4.2 If a court of law holds any provision of this Acknowledgement to be illegal, invalid or unenforceable, (a) that provision will be deemed amended to achieve an economic effect that is as near as possible to that provided by the original provision and (b) the legality, validity and enforceability of the remaining provisions of this Acknowledgement will not be affected thereby.

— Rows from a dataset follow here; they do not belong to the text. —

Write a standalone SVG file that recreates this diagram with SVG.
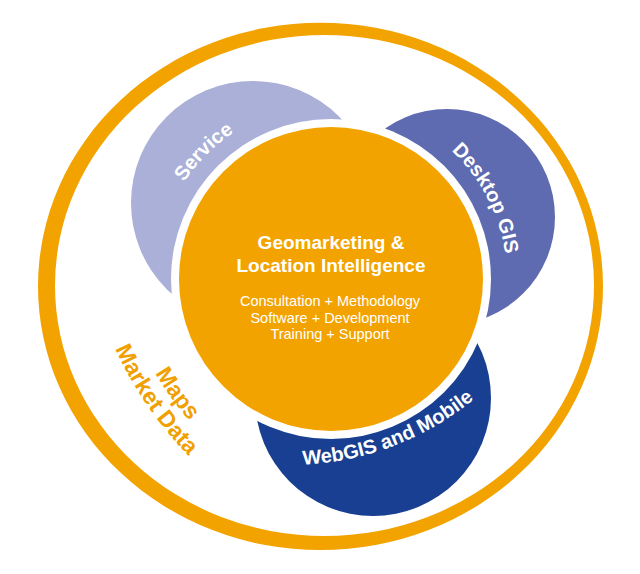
<svg xmlns="http://www.w3.org/2000/svg" width="640" height="574" viewBox="0 0 640 574">
<style>
.lobe-text{font-family:"Liberation Sans",Arial,sans-serif;font-weight:bold;font-size:20px;fill:#ffffff}
.title{font-family:"Liberation Sans",Arial,sans-serif;font-weight:bold;font-size:19px;fill:#ffffff;text-anchor:middle}
.sub{font-family:"Liberation Sans",Arial,sans-serif;font-size:14.5px;fill:#ffffff;text-anchor:middle}
.data{font-family:"Liberation Sans",Arial,sans-serif;font-weight:bold;font-size:23px;fill:#F0A000}
</style>
<defs>
<path id="p-service" d="M 157.7 248.4 A 176 176 0 0 1 300.4 105.7"/>
<path id="p-desktop" d="M 383.9 111.1 A 176 176 0 0 1 498.9 331.9"/>
<path id="p-webgis" d="M 224.8 457.6 A 290 290 0 0 0 527.6 341.3"/>
<path id="p-maps" d="M 117.6 286.1 A 357 357 0 0 0 260.0 484.4"/>
<path id="p-market" d="M 92.3 284.9 A 381 381 0 0 0 240.0 499.7"/>
</defs>
<rect width="640" height="574" fill="#ffffff"/>
<g id="ring">
<path fill="#F3A300" fill-rule="evenodd" d="M 38 286.4 A 282.5 263.7 0 1 0 603 286.4 A 282.5 263.7 0 1 0 38 286.4 Z M 55 285.5 A 269.5 250.5 0 1 0 594 285.5 A 269.5 250.5 0 1 0 55 285.5 Z"/>
</g>
<g id="node-service">
<circle cx="253" cy="203" r="122" fill="#AAB0D8"/>
</g>
<g id="node-desktop">
<circle cx="447" cy="217" r="108" fill="#5E6BB0"/>
</g>
<g id="node-webgis">
<circle cx="373" cy="398" r="118" fill="#183F91"/>
</g>
<g id="node-center">
<circle cx="331" cy="279" r="160" fill="#ffffff"/>
<circle cx="331" cy="279" r="152" fill="#F3A300"/>
<text class="title" x="331" y="249">Geomarketing &amp;</text>
<text class="title" x="331" y="272">Location Intelligence</text>
<text class="sub" x="330" y="306">Consultation + Methodology</text>
<text class="sub" x="330" y="323">Software + Development</text>
<text class="sub" x="330" y="339">Training + Support</text>
</g>
<g id="label-service">
<text class="lobe-text"><textPath href="#p-service" startOffset="50%" text-anchor="middle">Service</textPath></text>
</g>
<g id="label-desktop">
<text class="lobe-text"><textPath href="#p-desktop" startOffset="50%" text-anchor="middle">Desktop GIS</textPath></text>
</g>
<g id="label-webgis">
<text class="lobe-text"><textPath href="#p-webgis" startOffset="50%" text-anchor="middle">WebGIS and Mobile</textPath></text>
</g>
<g id="node-data">
<text class="data"><textPath href="#p-maps" startOffset="50%" text-anchor="middle">Maps</textPath></text>
<text class="data"><textPath href="#p-market" startOffset="50%" text-anchor="middle">Market Data</textPath></text>
</g>
</svg>
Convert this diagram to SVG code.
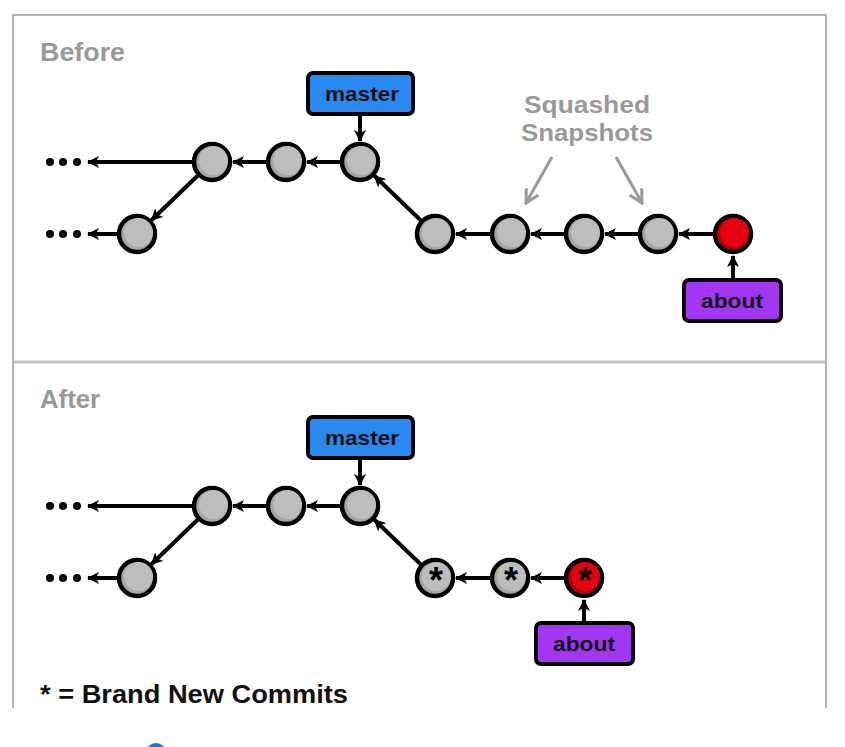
<svg xmlns="http://www.w3.org/2000/svg" width="845" height="747" viewBox="0 0 845 747">
<defs>
<marker id="ah" markerUnits="userSpaceOnUse" markerWidth="12" markerHeight="12" refX="11" refY="6" orient="auto" viewBox="0 0 12 12">
<path d="M0,0 L12,6 L0,12 L3,6 z" fill="#000"/>
</marker>
<marker id="gh" markerUnits="userSpaceOnUse" markerWidth="16" markerHeight="16" refX="14" refY="8" orient="auto" viewBox="0 0 16 16">
<path d="M1,1 L14,8 L1,15" fill="none" stroke="#999" stroke-width="3"/>
</marker>
<g id="commit">
<circle r="18" fill="#a6a6a6" stroke="#000" stroke-width="4.5"/>
<circle cx="1.5" cy="-1.5" r="14.5" fill="#bdbdbd"/>
</g>
<g id="rcommit">
<circle r="18" fill="#b0000a" stroke="#000" stroke-width="4.5"/>
<circle cx="1.5" cy="-1.5" r="14.5" fill="#e60010"/>
</g>
</defs>
<style>
.lbl{font-family:"Liberation Sans","Arial",sans-serif;font-weight:700}
.sec{fill:#999;font-size:25px}
.box{stroke:#000;stroke-width:4}
.btxt{fill:#111;font-size:21px;text-anchor:middle}
.conn{stroke:#000;stroke-width:4;fill:none;marker-end:url(#ah)}
.gconn{stroke:#999;stroke-width:3;fill:none;marker-end:url(#gh)}
.star{font-family:"Liberation Sans",sans-serif;font-weight:700;font-size:36px;fill:#000;text-anchor:middle}
.dot{fill:#000}
</style>
<rect x="0" y="0" width="845" height="747" fill="#fff"/>
<path d="M13,708 L13,15 L826,15 L826,708" fill="none" stroke="#999" stroke-width="1.5"/>
<line x1="14" y1="362" x2="825" y2="362" stroke="#c4c4c4" stroke-width="3"/>

<text class="lbl sec" x="40" y="61" textLength="85" lengthAdjust="spacingAndGlyphs">Before</text>
<text class="lbl sec" x="40" y="408" textLength="60" lengthAdjust="spacingAndGlyphs">After</text>
<text class="lbl" x="40" y="703" font-size="25" fill="#111" textLength="308" lengthAdjust="spacingAndGlyphs">* = Brand New Commits</text>
<circle cx="156" cy="753" r="10" fill="#0a7ad8"/>

<g id="connectors">
<line class="conn" x1="192" y1="162" x2="88" y2="162"/>
<line class="conn" x1="267" y1="162" x2="233" y2="162"/>
<line class="conn" x1="341" y1="162" x2="307" y2="162"/>
<line class="conn" x1="360" y1="114" x2="360" y2="141"/>
<line class="conn" x1="197.6" y1="175.8" x2="151.4" y2="220.2"/>
<line class="conn" x1="117" y1="234" x2="88" y2="234"/>
<line class="conn" x1="420.6" y1="220.2" x2="374.4" y2="175.8"/>
<line class="conn" x1="490" y1="234" x2="456" y2="234"/>
<line class="conn" x1="564" y1="234" x2="531" y2="234"/>
<line class="conn" x1="638" y1="234" x2="605" y2="234"/>
<line class="conn" x1="713" y1="234" x2="679" y2="234"/>
<line class="conn" x1="733" y1="279" x2="733" y2="256"/>
<line class="gconn" x1="552" y1="157" x2="526" y2="203"/>
<line class="gconn" x1="616" y1="157" x2="642" y2="203"/>

<line class="conn" x1="192" y1="506" x2="88" y2="506"/>
<line class="conn" x1="267" y1="506" x2="233" y2="506"/>
<line class="conn" x1="341" y1="506" x2="307" y2="506"/>
<line class="conn" x1="360" y1="458" x2="360" y2="485"/>
<line class="conn" x1="197.6" y1="519.8" x2="151.4" y2="564.2"/>
<line class="conn" x1="117" y1="578" x2="88" y2="578"/>
<line class="conn" x1="420.6" y1="564.2" x2="374.4" y2="519.8"/>
<line class="conn" x1="490" y1="578" x2="456" y2="578"/>
<line class="conn" x1="564" y1="578" x2="531" y2="578"/>
<line class="conn" x1="584" y1="623" x2="584" y2="600"/>
</g>

<g id="before-dots-top"><circle class="dot" cx="50" cy="162" r="4"/><circle class="dot" cx="63" cy="162" r="4"/><circle class="dot" cx="77" cy="162" r="4"/></g>
<g id="before-dots-bottom"><circle class="dot" cx="50" cy="234" r="4"/><circle class="dot" cx="63" cy="234" r="4"/><circle class="dot" cx="77" cy="234" r="4"/></g>
<g id="b-c1"><use href="#commit" x="212" y="162"/></g>
<g id="b-c2"><use href="#commit" x="286" y="162"/></g>
<g id="b-c3"><use href="#commit" x="360" y="162"/></g>
<g id="b-c0"><use href="#commit" x="137" y="234"/></g>
<g id="b-c4"><use href="#commit" x="435" y="234"/></g>
<g id="b-c5"><use href="#commit" x="510" y="234"/></g>
<g id="b-c6"><use href="#commit" x="584" y="234"/></g>
<g id="b-c7"><use href="#commit" x="658" y="234"/></g>
<g id="b-c8"><use href="#rcommit" x="733" y="234"/></g>
<g id="b-master"><rect class="box" x="308" y="73" width="105" height="41" rx="5" fill="#2a88f2"/><text class="lbl btxt" x="362" y="101" textLength="74" lengthAdjust="spacingAndGlyphs">master</text></g>
<g id="b-about"><rect class="box" x="684" y="280" width="97" height="41" rx="5" fill="#a236f2"/><text class="lbl btxt" x="732" y="308" textLength="62" lengthAdjust="spacingAndGlyphs">about</text></g>
<g id="b-squash"><text class="lbl" x="587" y="113" font-size="23" fill="#999" text-anchor="middle" textLength="126" lengthAdjust="spacingAndGlyphs">Squashed</text><text class="lbl" x="587" y="141" font-size="23" fill="#999" text-anchor="middle" textLength="132" lengthAdjust="spacingAndGlyphs">Snapshots</text></g>

<g id="after-dots-top"><circle class="dot" cx="50" cy="506" r="4"/><circle class="dot" cx="63" cy="506" r="4"/><circle class="dot" cx="77" cy="506" r="4"/></g>
<g id="after-dots-bottom"><circle class="dot" cx="50" cy="578" r="4"/><circle class="dot" cx="63" cy="578" r="4"/><circle class="dot" cx="77" cy="578" r="4"/></g>
<g id="a-c1"><use href="#commit" x="212" y="506"/></g>
<g id="a-c2"><use href="#commit" x="286" y="506"/></g>
<g id="a-c3"><use href="#commit" x="360" y="506"/></g>
<g id="a-c0"><use href="#commit" x="137" y="578"/></g>
<g id="a-n1"><use href="#commit" x="435" y="578"/><text class="star" x="436" y="593">*</text></g>
<g id="a-n2"><use href="#commit" x="510" y="578"/><text class="star" x="511" y="593">*</text></g>
<g id="a-n3"><use href="#rcommit" x="584" y="578"/><text class="star" x="585" y="593">*</text></g>
<g id="a-master"><rect class="box" x="308" y="417" width="105" height="41" rx="5" fill="#2a88f2"/><text class="lbl btxt" x="362" y="445" textLength="74" lengthAdjust="spacingAndGlyphs">master</text></g>
<g id="a-about"><rect class="box" x="536" y="623" width="97" height="41" rx="5" fill="#a236f2"/><text class="lbl btxt" x="584" y="651" textLength="62" lengthAdjust="spacingAndGlyphs">about</text></g>
</svg>
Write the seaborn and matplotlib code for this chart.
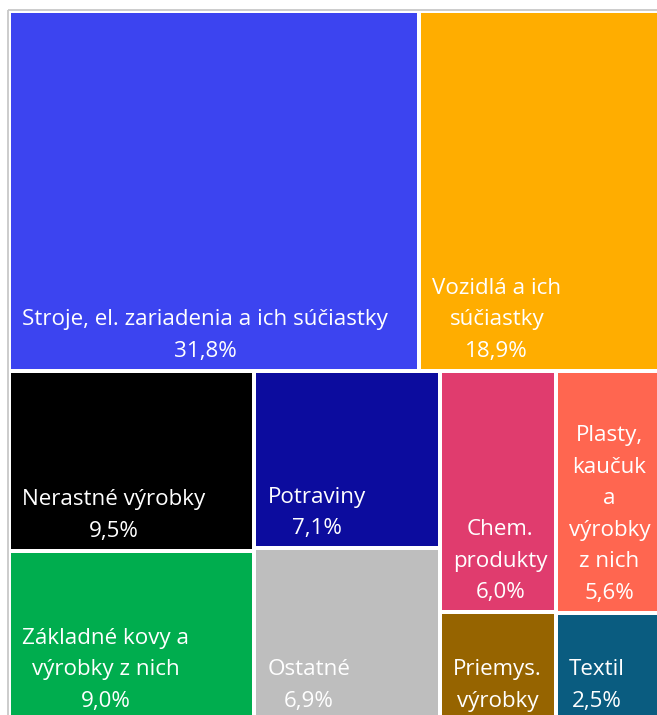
import matplotlib
matplotlib.use("Agg")
import matplotlib.pyplot as plt
from matplotlib.patches import Rectangle
import seaborn as sns

# ---- data ----
top_labels = ["Stroje, el. zariadenia a ich súčiastky", "Vozidlá a ich\nsúčiastky"]
top_values = [31.8, 18.9]
top_colors = ["#3C44F0", "#FFAD00"]

# bottom part: columns, each with two stacked categories
col_labels = [
    ["Nerastné výrobky", "Základné kovy a\nvýrobky z nich"],
    ["Potraviny", "Ostatné"],
    ["Chem.\nprodukty", "Priemys.\nvýrobky"],
    ["Plasty,\nkaučuk\na\nvýrobky\nz nich", "Textil"],
]
col_values = [
    [9.5, 9.0],
    [7.1, 6.9],
    [6.0, 2.7],
    [5.6, 2.5],
]
col_colors = [
    ["#000000", "#00AD4E"],
    ["#0C0C9E", "#BEBEBE"],
    ["#E03C6E", "#966400"],
    ["#FF6650", "#0A5C80"],
]

# ---- figure ----
sns.set_theme(style="white")
plt.rcParams["font.family"] = ["Open Sans", "DejaVu Sans"]

W_PX, H_PX = 657, 715
fig = plt.figure(figsize=(W_PX / 100, H_PX / 100), dpi=100)
ax = fig.add_axes([0, 0, 1, 1])
ax.set_xlim(0, W_PX)
ax.set_ylim(H_PX, 0)
ax.axis("off")

# treemap extent (in pixel units of the axes)
X0, Y0, TW, TH = 9.0, 11.0, 654.0, 710.0
GAP = 2.0
PAD_X = 11.0
PAD_B = 7.0
FS = 16.1
LSP = 1.66
LINE_PX = 32.0

# outer frame
ax.add_patch(Rectangle((X0 - 1.5, Y0 - 1.0), TW + 20, TH + 20, fill=False,
                       edgecolor="#C8C8C8", lw=1.3, zorder=0))

total = sum(top_values) + sum(sum(c) for c in col_values)


def fmt(v):
    return f"{v:.1f}".replace(".", ",") + "%"


def draw_cell(x, y, w, h, label, value, color):
    ax.add_patch(Rectangle((x + GAP, y + GAP), w - 2 * GAP, h - 2 * GAP,
                           facecolor=color, edgecolor="none", zorder=1))
    text = label + "\n" + fmt(value)
    n_lines = text.count("\n") + 1
    if n_lines * LINE_PX + 2 * PAD_B > h - 2 * GAP:
        # not enough room for the value line: show the category only
        text = label
    ax.text(x + GAP + PAD_X, y + h - GAP - PAD_B, text, color="white",
            fontsize=FS, ha="left", va="bottom", multialignment="center",
            linespacing=LSP, zorder=2)


# top row
top_h = TH * sum(top_values) / total
cx = X0
for lab, v, c in zip(top_labels, top_values, top_colors):
    w = TW * v / sum(top_values)
    draw_cell(cx, Y0, w, top_h, lab, v, c)
    cx += w

# bottom row
bot_y = Y0 + top_h
bot_h = TH - top_h
bot_total = sum(sum(c) for c in col_values)
cx = X0
for labs, vals, cols in zip(col_labels, col_values, col_colors):
    cw = TW * sum(vals) / bot_total
    cy = bot_y
    for lab, v, c in zip(labs, vals, cols):
        h = bot_h * v / sum(vals)
        draw_cell(cx, cy, cw, h, lab, v, c)
        cy += h
    cx += cw

fig.savefig("out.png", dpi=100)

4.3 This Acknowledgement shall be interpreted, enforced governed and construed in all respects in accordance with the laws of the State of California as they apply to a contract executed in such state . Any controversy or claim arising out of or relating to this Acknowledgement or the validity, construction or performance of this Acknowledgement or the breach thereof, shall be resolved by arbitration at the city of Newport Beach, California, according to the rules and procedures of the American Arbitration Association (“AAA Rules and Procedures”), as they may be amended, using a single arbiter and expedited procedures, regardless of the amount in dispute. AAA Rules and Procedures are incorporated herein and made a part of this Acknowledgement by reference. The parties hereto agree to accept service of process in accordance with AAA Rules and Procedures, and hereby waive any right as to personal jurisdiction or venue, and any right to a jury trial. The prevailing party shall be entitled to reimbursement from the other party of all costs of the arbitration (or any other legal action), including but not limited to filing fees and expenses, arbitrator fees and expenses, witness fees and expenses, and reasonable attorneys fees and expenses. In the case of Firm representing itself, such attorneys’ fees and expenses shall be computed at Firm’s regular rates. THE PARTIES HERETO UNDERSTAND THAT, ABSENT THIS ACKNOWLEDGEMENT, THEY WOULD HAVE THE RIGHT TO SUE EACH OTHER IN COURT, AND THE RIGHT TO A JURY TRIAL, BUT, BY THIS ACKNOWLEDGEMENT, EXPRESSLY WAIVE THAT RIGHT AND AGREE TO RESOLVE ANY AND ALL GRIEVANCES BY ARBITRATION.
IN WITNESS WHEREOF, the parties have caused this Acknowledgement to be executed by their duly authorized representatives on the date and year first above written.